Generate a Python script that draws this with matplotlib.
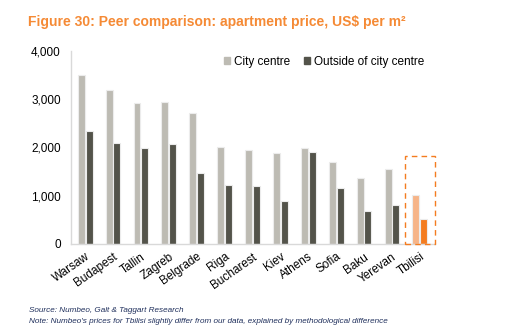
import matplotlib
matplotlib.use("Agg")
import matplotlib.pyplot as plt
from matplotlib.patches import Rectangle, Patch

plt.rcParams['font.family'] = ['Liberation Sans', 'DejaVu Sans']

cities = ["Warsaw", "Budapest", "Tallin", "Zagreb", "Belgrade", "Riga", "Bucharest",
          "Kiev", "Athens", "Sofia", "Baku", "Yerevan", "Tbilisi"]
city_centre = [3500, 3200, 2920, 2950, 2720, 2000, 1950, 1880, 1980, 1700, 1370, 1560, 1020]
outside_centre = [2340, 2090, 1990, 2070, 1470, 1230, 1200, 890, 1900, 1150, 690, 800, 520]
y_ticks = [0, 1000, 2000, 3000, 4000]
y_tick_labels = ["0", "1,000", "2,000", "3,000", "4,000"]
highlight = "Tbilisi"

grey_light = "#BDBBB3"
grey_dark = "#53534A"
orange_light = "#F6B488"
orange = "#F47C20"

fig = plt.figure(figsize=(5.12, 3.34), dpi=100)
ax = fig.add_axes([0.139, 0.27, 0.711, 0.577])

x = list(range(len(cities)))
w = 0.25
off = 0.14
c1 = [orange_light if c == highlight else grey_light for c in cities]
c2 = [orange if c == highlight else grey_dark for c in cities]
ax.bar([i - off for i in x], city_centre, width=w, color=c1, edgecolor="#ECECEC", linewidth=0.8)
ax.bar([i + off for i in x], outside_centre, width=w, color=c2, edgecolor="#ECECEC", linewidth=0.8)

hi = cities.index(highlight)
ax.add_patch(Rectangle((hi - 0.52, 0), 1.05, 1830, fill=False, edgecolor=orange,
                       linestyle=(0, (4, 3)), linewidth=1.0, clip_on=False, zorder=5))

ax.set_xlim(-0.5, 12.55)
ax.set_ylim(0, 4000)
ax.set_yticks(y_ticks)
ax.set_yticklabels(y_tick_labels, fontsize=8.5)
ax.set_xticks(x)
ax.set_xticklabels(cities, rotation=35, ha="right", rotation_mode="anchor", fontsize=8.5)
ax.tick_params(length=0, pad=5)
ax.tick_params(axis="y", pad=7.5)
for s in ["top", "right"]:
    ax.spines[s].set_visible(False)
for s in ["left", "bottom"]:
    ax.spines[s].set_color("#D9D9D9")
    ax.spines[s].set_linewidth(1.0)

handles = [Patch(color=grey_light, label="City centre"),
           Patch(color=grey_dark, label="Outside of city centre")]
ax.legend(handles=handles, loc="upper center", bbox_to_anchor=(0.695, 1.03), ncol=2,
          frameon=False, fontsize=8.5, handlelength=0.5, handleheight=0.5,
          handletextpad=0.3, columnspacing=1.2)

fig.text(0.055, 0.935, "Figure 30: Peer comparison: apartment price, US$ per m²",
         fontsize=10, fontweight="bold", color="#F58A35", va="center")
fig.text(0.057, 0.07, "Source: Numbeo, Galt & Taggart Research", fontsize=5.9,
         style="italic", color="#1F2F5C", va="center")
fig.text(0.057, 0.038, "Note: Numbeo's prices for Tbilisi slightly differ from our data, explained by methodological difference",
         fontsize=5.9, style="italic", color="#1F2F5C", va="center")

fig.savefig("out.png", dpi=100)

• REQUIREMENTS: In your copy of the listing above, reproduce each line exactly and omit all pictures.

• SOLUTION FOR THIS EXERCISE:
Generate a Python script that draws this with matplotlib.
import matplotlib
matplotlib.use("Agg")
import matplotlib.pyplot as plt
from matplotlib.patches import Rectangle, Patch

plt.rcParams['font.family'] = ['Liberation Sans', 'DejaVu Sans']

cities = ["Warsaw", "Budapest", "Tallin", "Zagreb", "Belgrade", "Riga", "Bucharest",
          "Kiev", "Athens", "Sofia", "Baku", "Yerevan", "Tbilisi"]
city_centre = [3500, 3200, 2920, 2950, 2720, 2000, 1950, 1880, 1980, 1700, 1370, 1560, 1020]
outside_centre = [2340, 2090, 1990, 2070, 1470, 1230, 1200, 890, 1900, 1150, 690, 800, 520]
y_ticks = [0, 1000, 2000, 3000, 4000]
y_tick_labels = ["0", "1,000", "2,000", "3,000", "4,000"]
highlight = "Tbilisi"

grey_light = "#BDBBB3"
grey_dark = "#53534A"
orange_light = "#F6B488"
orange = "#F47C20"

fig = plt.figure(figsize=(5.12, 3.34), dpi=100)
ax = fig.add_axes([0.139, 0.27, 0.711, 0.577])

x = list(range(len(cities)))
w = 0.25
off = 0.14
c1 = [orange_light if c == highlight else grey_light for c in cities]
c2 = [orange if c == highlight else grey_dark for c in cities]
ax.bar([i - off for i in x], city_centre, width=w, color=c1, edgecolor="#ECECEC", linewidth=0.8)
ax.bar([i + off for i in x], outside_centre, width=w, color=c2, edgecolor="#ECECEC", linewidth=0.8)

hi = cities.index(highlight)
ax.add_patch(Rectangle((hi - 0.52, 0), 1.05, 1830, fill=False, edgecolor=orange,
                       linestyle=(0, (4, 3)), linewidth=1.0, clip_on=False, zorder=5))

ax.set_xlim(-0.5, 12.55)
ax.set_ylim(0, 4000)
ax.set_yticks(y_ticks)
ax.set_yticklabels(y_tick_labels, fontsize=8.5)
ax.set_xticks(x)
ax.set_xticklabels(cities, rotation=35, ha="right", rotation_mode="anchor", fontsize=8.5)
ax.tick_params(length=0, pad=5)
ax.tick_params(axis="y", pad=7.5)
for s in ["top", "right"]:
    ax.spines[s].set_visible(False)
for s in ["left", "bottom"]:
    ax.spines[s].set_color("#D9D9D9")
    ax.spines[s].set_linewidth(1.0)

handles = [Patch(color=grey_light, label="City centre"),
           Patch(color=grey_dark, label="Outside of city centre")]
ax.legend(handles=handles, loc="upper center", bbox_to_anchor=(0.695, 1.03), ncol=2,
          frameon=False, fontsize=8.5, handlelength=0.5, handleheight=0.5,
          handletextpad=0.3, columnspacing=1.2)

fig.text(0.055, 0.935, "Figure 30: Peer comparison: apartment price, US$ per m²",
         fontsize=10, fontweight="bold", color="#F58A35", va="center")
fig.text(0.057, 0.07, "Source: Numbeo, Galt & Taggart Research", fontsize=5.9,
         style="italic", color="#1F2F5C", va="center")
fig.text(0.057, 0.038, "Note: Numbeo's prices for Tbilisi slightly differ from our data, explained by methodological difference",
         fontsize=5.9, style="italic", color="#1F2F5C", va="center")

fig.savefig("out.png", dpi=100)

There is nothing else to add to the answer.